A specification is unlikely to achieve broad market support and adoption if
it is not good enough or does not fulfil the requirements. The fact that it
was developed by a Standards Organisation (de jure standard) is moot. Experience
confirms that other standardisation methods are equally relevant and can help
achieve technical compatibility. For instance, the emergence of a widely used
software specification or product (a de facto standard!) can often induce widespread
compatibility more effectively than formal de jure standards. These de facto
standards come into being because innovation in technology, especially IT, does
not always march in step with the development of de jure standards by Standards
Organisations. When technology innovation outpaces the development of standards,
and as that technology is absorbed by users and the market, the vacuum gets
filled by it becoming a de facto standard. Examples of such successful de facto
standards include PDF as well as XML standards.
When most users deploy products based on de facto standards, compatibility,
and interoperability, comes into play naturally. In fact, it is the diffusion
and ubiquitous use of certain technologies that simplify the interoperability
processi. And companies offering such de facto standards can further encourage
them by publishing and licensing (often on royalty free terms!) their proprietary
technologies and intellectual property (IP) to other market players so that
more users have access to them to achieve free information exchange across platforms.
Microsofts publication of the XML Reference Schema for Microsoft Office
and the recent submission of Microsoft Office Open XML Formats to ECMA for standardisation
are examples.
Open Source is not an Open Standard (or vice versa!)

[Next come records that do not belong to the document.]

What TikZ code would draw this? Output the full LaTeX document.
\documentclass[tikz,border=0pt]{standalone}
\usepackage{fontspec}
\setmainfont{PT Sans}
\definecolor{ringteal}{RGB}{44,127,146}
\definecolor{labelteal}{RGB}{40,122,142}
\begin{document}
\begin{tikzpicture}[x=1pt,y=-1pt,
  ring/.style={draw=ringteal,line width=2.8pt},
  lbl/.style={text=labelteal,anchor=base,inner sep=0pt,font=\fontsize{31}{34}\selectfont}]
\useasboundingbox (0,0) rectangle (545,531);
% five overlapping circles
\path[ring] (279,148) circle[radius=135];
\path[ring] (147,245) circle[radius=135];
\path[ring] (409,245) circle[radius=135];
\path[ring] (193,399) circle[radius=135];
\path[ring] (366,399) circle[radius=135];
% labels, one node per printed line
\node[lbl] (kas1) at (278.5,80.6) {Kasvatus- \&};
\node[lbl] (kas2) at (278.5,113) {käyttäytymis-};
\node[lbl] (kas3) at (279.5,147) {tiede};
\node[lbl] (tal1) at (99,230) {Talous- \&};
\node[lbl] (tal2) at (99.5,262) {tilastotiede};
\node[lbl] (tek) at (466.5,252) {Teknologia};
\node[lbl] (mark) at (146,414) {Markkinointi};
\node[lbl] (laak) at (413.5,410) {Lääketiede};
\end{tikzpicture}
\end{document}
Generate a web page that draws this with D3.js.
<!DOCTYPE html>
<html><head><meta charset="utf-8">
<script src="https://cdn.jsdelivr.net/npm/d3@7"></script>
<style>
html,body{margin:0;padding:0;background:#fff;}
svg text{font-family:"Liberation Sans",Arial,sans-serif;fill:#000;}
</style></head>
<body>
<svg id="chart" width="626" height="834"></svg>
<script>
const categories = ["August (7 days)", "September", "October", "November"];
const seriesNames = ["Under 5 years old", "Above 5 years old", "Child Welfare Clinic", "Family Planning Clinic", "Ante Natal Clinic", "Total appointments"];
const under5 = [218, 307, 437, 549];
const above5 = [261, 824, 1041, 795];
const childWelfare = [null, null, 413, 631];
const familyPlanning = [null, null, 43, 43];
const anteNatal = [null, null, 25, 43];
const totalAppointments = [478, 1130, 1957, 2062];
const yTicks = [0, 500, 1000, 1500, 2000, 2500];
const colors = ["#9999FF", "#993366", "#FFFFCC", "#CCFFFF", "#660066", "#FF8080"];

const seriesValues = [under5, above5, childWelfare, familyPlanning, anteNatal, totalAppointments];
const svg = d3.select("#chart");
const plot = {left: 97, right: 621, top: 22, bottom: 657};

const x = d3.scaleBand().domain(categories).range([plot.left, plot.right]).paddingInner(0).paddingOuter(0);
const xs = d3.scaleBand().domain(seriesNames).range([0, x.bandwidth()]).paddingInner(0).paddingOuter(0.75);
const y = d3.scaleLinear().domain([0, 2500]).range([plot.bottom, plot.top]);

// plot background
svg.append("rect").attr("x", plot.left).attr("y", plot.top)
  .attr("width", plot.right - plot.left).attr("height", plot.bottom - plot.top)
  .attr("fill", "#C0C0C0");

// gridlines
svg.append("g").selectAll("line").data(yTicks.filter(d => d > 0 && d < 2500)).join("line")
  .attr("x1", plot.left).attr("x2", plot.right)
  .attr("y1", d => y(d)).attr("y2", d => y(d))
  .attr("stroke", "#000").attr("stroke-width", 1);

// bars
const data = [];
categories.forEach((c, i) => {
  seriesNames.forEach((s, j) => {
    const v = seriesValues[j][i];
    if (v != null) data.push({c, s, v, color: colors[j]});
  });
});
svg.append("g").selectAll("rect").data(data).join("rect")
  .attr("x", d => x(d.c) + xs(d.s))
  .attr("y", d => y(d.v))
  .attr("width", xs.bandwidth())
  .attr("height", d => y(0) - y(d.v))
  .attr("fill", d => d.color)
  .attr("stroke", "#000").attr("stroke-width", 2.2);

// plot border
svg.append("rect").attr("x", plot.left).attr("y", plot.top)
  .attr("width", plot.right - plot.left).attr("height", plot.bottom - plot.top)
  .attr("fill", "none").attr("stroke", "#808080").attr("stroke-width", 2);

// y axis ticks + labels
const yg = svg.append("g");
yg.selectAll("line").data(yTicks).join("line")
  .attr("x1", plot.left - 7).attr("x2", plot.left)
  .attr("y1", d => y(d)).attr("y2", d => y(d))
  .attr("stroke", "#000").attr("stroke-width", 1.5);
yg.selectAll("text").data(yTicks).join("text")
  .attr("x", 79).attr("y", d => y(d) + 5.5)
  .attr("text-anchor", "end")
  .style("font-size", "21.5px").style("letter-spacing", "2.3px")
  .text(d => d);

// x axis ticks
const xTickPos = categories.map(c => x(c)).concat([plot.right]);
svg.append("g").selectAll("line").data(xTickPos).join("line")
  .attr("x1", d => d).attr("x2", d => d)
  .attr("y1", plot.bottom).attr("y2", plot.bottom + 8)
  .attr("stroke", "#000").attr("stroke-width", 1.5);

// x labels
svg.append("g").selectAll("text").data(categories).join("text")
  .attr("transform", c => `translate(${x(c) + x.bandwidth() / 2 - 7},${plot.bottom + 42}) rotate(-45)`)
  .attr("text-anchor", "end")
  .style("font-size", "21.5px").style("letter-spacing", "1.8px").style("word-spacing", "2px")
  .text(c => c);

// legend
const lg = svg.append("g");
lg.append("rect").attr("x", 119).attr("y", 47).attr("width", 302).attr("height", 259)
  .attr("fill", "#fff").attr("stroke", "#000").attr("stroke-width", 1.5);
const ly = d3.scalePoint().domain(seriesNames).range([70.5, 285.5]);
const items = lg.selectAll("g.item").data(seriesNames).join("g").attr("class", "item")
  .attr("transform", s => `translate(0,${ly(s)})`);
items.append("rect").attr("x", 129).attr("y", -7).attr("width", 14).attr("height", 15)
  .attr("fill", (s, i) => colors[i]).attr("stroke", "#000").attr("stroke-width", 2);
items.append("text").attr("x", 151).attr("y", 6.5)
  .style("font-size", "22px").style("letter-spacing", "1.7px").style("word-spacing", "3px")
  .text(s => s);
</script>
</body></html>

People often use the phrases Open Standard and Open Source
synonymously. While this is a widely held misconception; they are not the same.
Open Source software (OSS) is an implementation; a type of software described
by its development and licensing model. An Open Standard, on the other hand,
is a technical specification, a set of technical instructions and procedures
to ensure that a product meets its purpose and consistently performs to its
intended useii. The open-standards process is neutral with regard to software
development models, and so it is equally possible for an open standard to be
implemented in proprietary software as it is in OSS.
Another fallacy is the erroneous equation of Open Source
software with interoperability itself - that is, the use of OSS will ensure
interoperability. Quite the opposite could result depending upon the circumstances.
Because all OSS source code may be modified by anyone, an OSS product initially
standards-conformant and/or interoperable may be rendered non-conformant or
incompatible due to subsequent modifications made to it. At the very least,
the freedom to modify code and the lack of market incentives to maintain backward
compatibility and fidelity encourages the creation of many permutations of the
same type of software application, which can add a significant implementation
and testing overhead to interoperability efforts.
Towards Interoperability
The proliferation of standards that exist today can confuse and actually hinder
interoperability. A good strategy to achieve interoperability is to apply widely
accepted de facto standards and open standards based on pervasively used technologies.
TCP/IP and HTML, for example, are among the most common open standards that
allow users to use the Internet for information exchange irrespective of the
source and destination platforms. On the other hand, although PDF, Microsoft
Office formats, Java, and Win32 APIs are proprietary, they have, due to their
wide adoption become de facto standards widely accepted among mass users.
And finally, remember that interoperability is not guaranteed just by adopting
a standard. Building complex systems that interoperate is as much about semantic
and process interoperability as it is about technical.